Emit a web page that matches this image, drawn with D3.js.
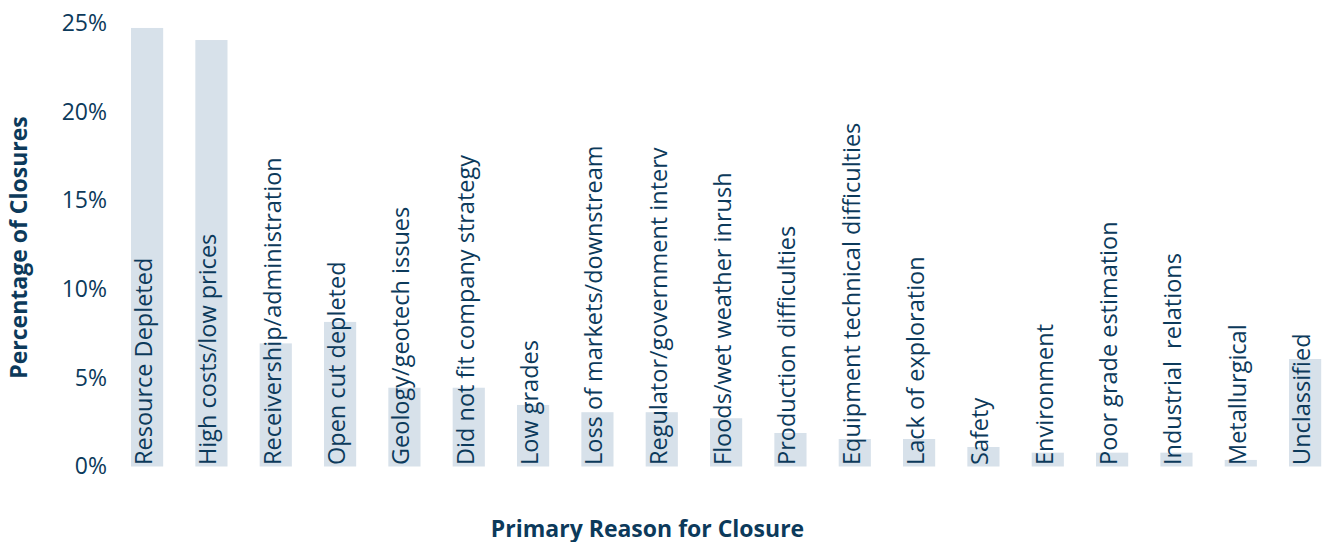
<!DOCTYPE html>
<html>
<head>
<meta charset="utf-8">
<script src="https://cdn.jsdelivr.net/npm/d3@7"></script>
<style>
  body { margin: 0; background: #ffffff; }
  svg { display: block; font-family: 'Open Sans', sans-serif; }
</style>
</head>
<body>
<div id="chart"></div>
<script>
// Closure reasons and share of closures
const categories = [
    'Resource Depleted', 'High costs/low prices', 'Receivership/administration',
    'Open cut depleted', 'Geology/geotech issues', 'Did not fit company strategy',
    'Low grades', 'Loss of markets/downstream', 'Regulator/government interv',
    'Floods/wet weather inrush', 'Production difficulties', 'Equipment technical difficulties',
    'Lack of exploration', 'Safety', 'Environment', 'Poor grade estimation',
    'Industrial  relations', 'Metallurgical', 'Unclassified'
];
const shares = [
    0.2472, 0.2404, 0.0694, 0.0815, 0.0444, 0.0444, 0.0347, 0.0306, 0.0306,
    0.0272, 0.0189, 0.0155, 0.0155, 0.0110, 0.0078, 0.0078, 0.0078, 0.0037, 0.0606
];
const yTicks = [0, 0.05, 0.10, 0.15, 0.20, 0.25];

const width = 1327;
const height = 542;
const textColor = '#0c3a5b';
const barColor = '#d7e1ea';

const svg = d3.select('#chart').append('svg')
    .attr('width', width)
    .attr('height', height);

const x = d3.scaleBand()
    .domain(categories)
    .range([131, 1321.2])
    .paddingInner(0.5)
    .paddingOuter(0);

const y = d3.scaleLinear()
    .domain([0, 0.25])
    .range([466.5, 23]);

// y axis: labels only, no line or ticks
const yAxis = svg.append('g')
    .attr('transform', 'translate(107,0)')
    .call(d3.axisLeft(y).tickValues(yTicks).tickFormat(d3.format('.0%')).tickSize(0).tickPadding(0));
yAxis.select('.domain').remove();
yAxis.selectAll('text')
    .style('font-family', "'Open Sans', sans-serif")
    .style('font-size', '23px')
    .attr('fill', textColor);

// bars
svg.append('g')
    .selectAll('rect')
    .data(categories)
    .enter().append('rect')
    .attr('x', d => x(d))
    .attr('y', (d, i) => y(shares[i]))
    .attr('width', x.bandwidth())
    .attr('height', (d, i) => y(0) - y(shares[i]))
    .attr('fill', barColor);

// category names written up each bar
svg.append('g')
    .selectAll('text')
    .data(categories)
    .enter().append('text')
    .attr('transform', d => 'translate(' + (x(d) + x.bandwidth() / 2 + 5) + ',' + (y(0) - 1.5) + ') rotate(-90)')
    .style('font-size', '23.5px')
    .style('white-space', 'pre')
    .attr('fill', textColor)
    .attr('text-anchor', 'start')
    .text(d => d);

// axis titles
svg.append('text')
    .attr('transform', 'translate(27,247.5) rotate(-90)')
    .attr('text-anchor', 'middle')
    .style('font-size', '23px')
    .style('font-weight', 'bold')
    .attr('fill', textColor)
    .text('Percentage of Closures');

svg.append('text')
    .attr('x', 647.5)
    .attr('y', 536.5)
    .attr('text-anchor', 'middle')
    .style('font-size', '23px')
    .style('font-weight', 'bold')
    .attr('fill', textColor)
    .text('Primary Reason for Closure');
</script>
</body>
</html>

• • • •

### TASK PROMPT
Transcribe the material exactly, leaving every picture out.

### TASK RESULT
Emit a web page that matches this image, drawn with D3.js.
<!DOCTYPE html>
<html>
<head>
<meta charset="utf-8">
<script src="https://cdn.jsdelivr.net/npm/d3@7"></script>
<style>
  body { margin: 0; background: #ffffff; }
  svg { display: block; font-family: 'Open Sans', sans-serif; }
</style>
</head>
<body>
<div id="chart"></div>
<script>
// Closure reasons and share of closures
const categories = [
    'Resource Depleted', 'High costs/low prices', 'Receivership/administration',
    'Open cut depleted', 'Geology/geotech issues', 'Did not fit company strategy',
    'Low grades', 'Loss of markets/downstream', 'Regulator/government interv',
    'Floods/wet weather inrush', 'Production difficulties', 'Equipment technical difficulties',
    'Lack of exploration', 'Safety', 'Environment', 'Poor grade estimation',
    'Industrial  relations', 'Metallurgical', 'Unclassified'
];
const shares = [
    0.2472, 0.2404, 0.0694, 0.0815, 0.0444, 0.0444, 0.0347, 0.0306, 0.0306,
    0.0272, 0.0189, 0.0155, 0.0155, 0.0110, 0.0078, 0.0078, 0.0078, 0.0037, 0.0606
];
const yTicks = [0, 0.05, 0.10, 0.15, 0.20, 0.25];

const width = 1327;
const height = 542;
const textColor = '#0c3a5b';
const barColor = '#d7e1ea';

const svg = d3.select('#chart').append('svg')
    .attr('width', width)
    .attr('height', height);

const x = d3.scaleBand()
    .domain(categories)
    .range([131, 1321.2])
    .paddingInner(0.5)
    .paddingOuter(0);

const y = d3.scaleLinear()
    .domain([0, 0.25])
    .range([466.5, 23]);

// y axis: labels only, no line or ticks
const yAxis = svg.append('g')
    .attr('transform', 'translate(107,0)')
    .call(d3.axisLeft(y).tickValues(yTicks).tickFormat(d3.format('.0%')).tickSize(0).tickPadding(0));
yAxis.select('.domain').remove();
yAxis.selectAll('text')
    .style('font-family', "'Open Sans', sans-serif")
    .style('font-size', '23px')
    .attr('fill', textColor);

// bars
svg.append('g')
    .selectAll('rect')
    .data(categories)
    .enter().append('rect')
    .attr('x', d => x(d))
    .attr('y', (d, i) => y(shares[i]))
    .attr('width', x.bandwidth())
    .attr('height', (d, i) => y(0) - y(shares[i]))
    .attr('fill', barColor);

// category names written up each bar
svg.append('g')
    .selectAll('text')
    .data(categories)
    .enter().append('text')
    .attr('transform', d => 'translate(' + (x(d) + x.bandwidth() / 2 + 5) + ',' + (y(0) - 1.5) + ') rotate(-90)')
    .style('font-size', '23.5px')
    .style('white-space', 'pre')
    .attr('fill', textColor)
    .attr('text-anchor', 'start')
    .text(d => d);

// axis titles
svg.append('text')
    .attr('transform', 'translate(27,247.5) rotate(-90)')
    .attr('text-anchor', 'middle')
    .style('font-size', '23px')
    .style('font-weight', 'bold')
    .attr('fill', textColor)
    .text('Percentage of Closures');

svg.append('text')
    .attr('x', 647.5)
    .attr('y', 536.5)
    .attr('text-anchor', 'middle')
    .style('font-size', '23px')
    .style('font-weight', 'bold')
    .attr('fill', textColor)
    .text('Primary Reason for Closure');
</script>
</body>
</html>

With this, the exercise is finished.